Student Life in Speech

BY JESS MASULLI

President Judy Hample stressed the need for an enhanced student experience at UMW in her hour-long State of the University address on Nov. 17.
Hample explained, to an audience of mostly faculty, three major areas for the university to focus on: student experience, diversity and university standards.
“The perception of too many of our students is that we have an unresponsive bureaucracy in administration, too many rules, paperwork and roadblocks,” Hample said.
Students can expect to see a major improvement in this area with the opening of Lee Hall in January 2009.

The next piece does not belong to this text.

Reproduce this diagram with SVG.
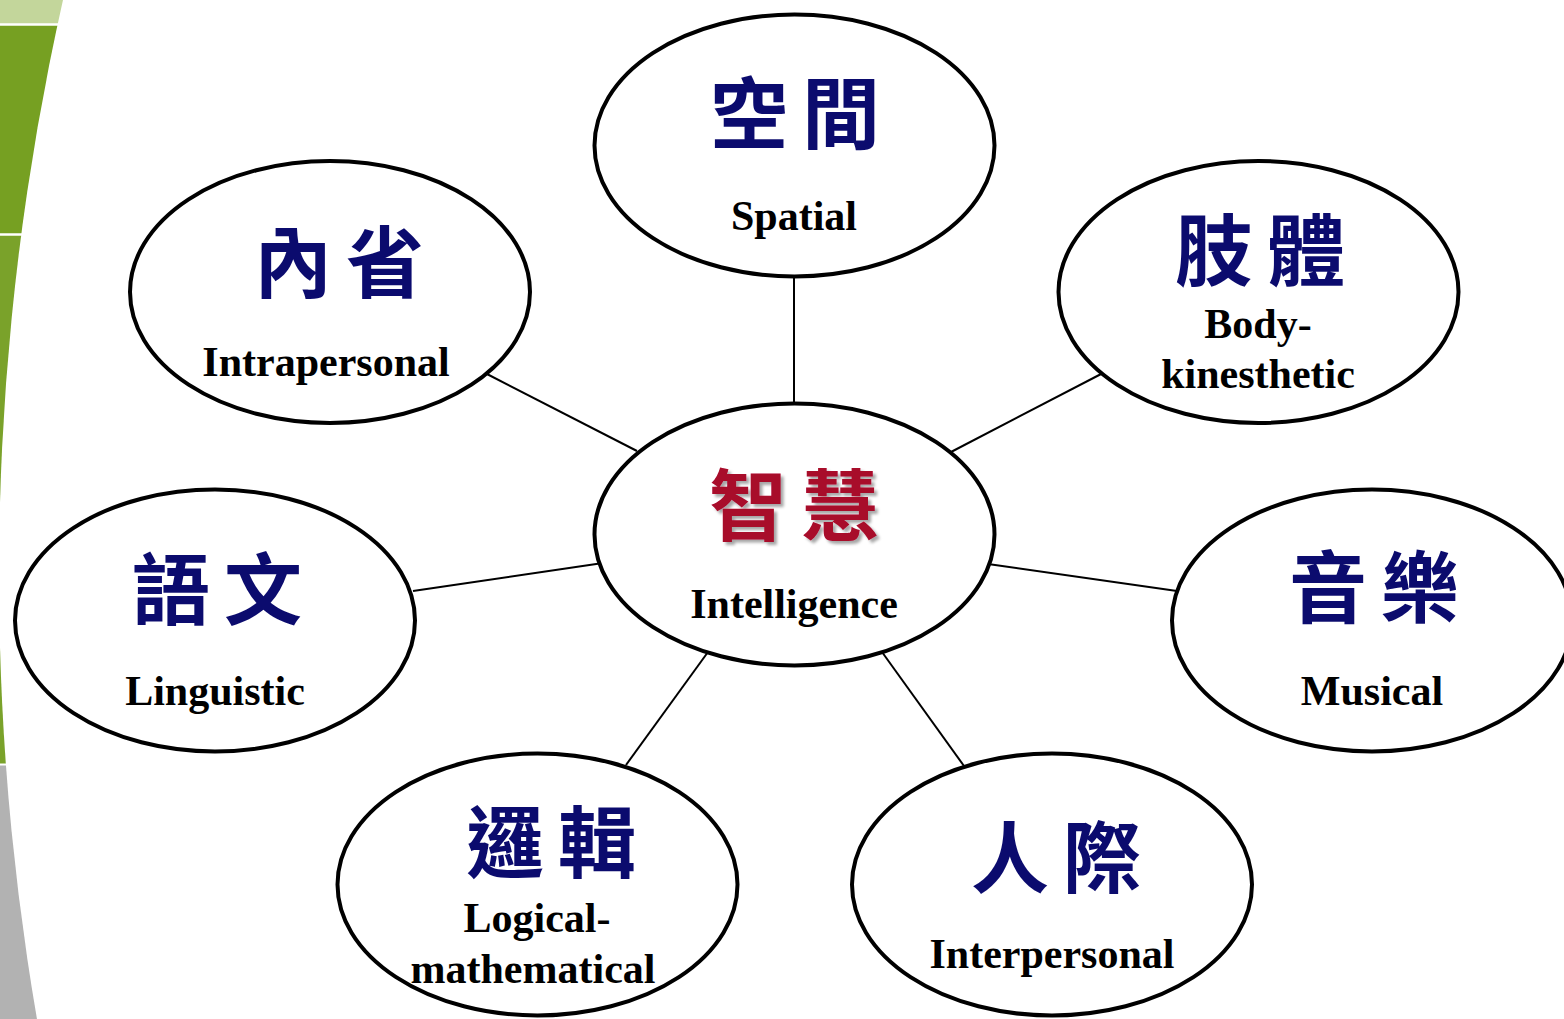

Lee Hall will be a one-stop-shop for student services. Students will be able to access admission, registration, financial aid, payments and academic services all in one area.
To create unity between the departments of Lee Hall, a new position, dean of enrollment management and student services, will begin Jan. 2, 2009.
For JoAnn Schrass, associate dean of academic services, the speech was surprising since her department did not hear about the new position prior to the address. Other departments are also being redesigned to create more cohesiveness.
“This is a big student service operation so it makes sense that we would need a new boss,” Schrass said.
As part of Hample’s plan, students can expect to see no more forced triples for freshmen starting in Fall 2009. Hample cited residence hall renovations and replacements as one of her major concerns.
“Considerable attention will be given to living and learning environments within those halls,” Hample said, “gathering places for students, quiet places to study, even places where you can actually get a cup of coffee after midnight.”
The Eagle Village, to be located where the Fredericksburg Park ‘N’ Shop currently is, will provide 600 more beds in apartment style housing for students starting in Summer 2010.
Sophomore Cara MacDonald was pleased with Hample’s emphasis on student life during the address.
“I am glad she recognizes that students are annoyed by the bureaucracy at UMW,” MacDonald said. “She seems to be listening to student concerns.”
Hample also spoke about improving diversity on campus so that UMW will match the broader society. According to Hample, funding for minority recruitment has doubled and a new position of Vice President for Diversity and Inclusiveness will be created and opened to a national search.
“I believe that such a person would help us to energize our efforts to heighten diversity awareness and help to focus our attention on achieving a number of specific goals,” Hample said.
Hample also proposed that the business and education departments at the Fredericksburg and Stafford campuses become joint colleges. National searches would occur to find deans for each of these new colleges.
“It is important that we maximize our limited resources, and that we eliminate what I believe to be some internal competition for students within these programs,” Hample said.
According to Student Government President Sean O’Brien, Hample is making these decisions for the good of students.
“No vision can be agreed upon 100 percent,” O’Brien said, “but she laid out a great image for the University.”
Hample’s address did not deal with specific budget cuts, but they will be announced at a later date. She mentioned that budget cuts would get rid of programs that are not necessary to the UMW mission.
“I want to be very clear that from my perspective they [budget cuts] shall not deter us from achieving our goals at UMW,” Hample said.
For Julie Hodge, a professor in the theatre department, many of the points in Hample’s speech were not relevant to her department.
“I was more interested in hearing about the budget,” Hodge said. “She did not address cuts that could affect theatre.”
UMW is currently dealing with a seven percent cut in state funding, according to an Oct. 30 issue of the Bullet.
Both MacDonald and O’Brien were disappointed to see that few students attended the speech.
“The speech was not advertised to students,” MacDonald said.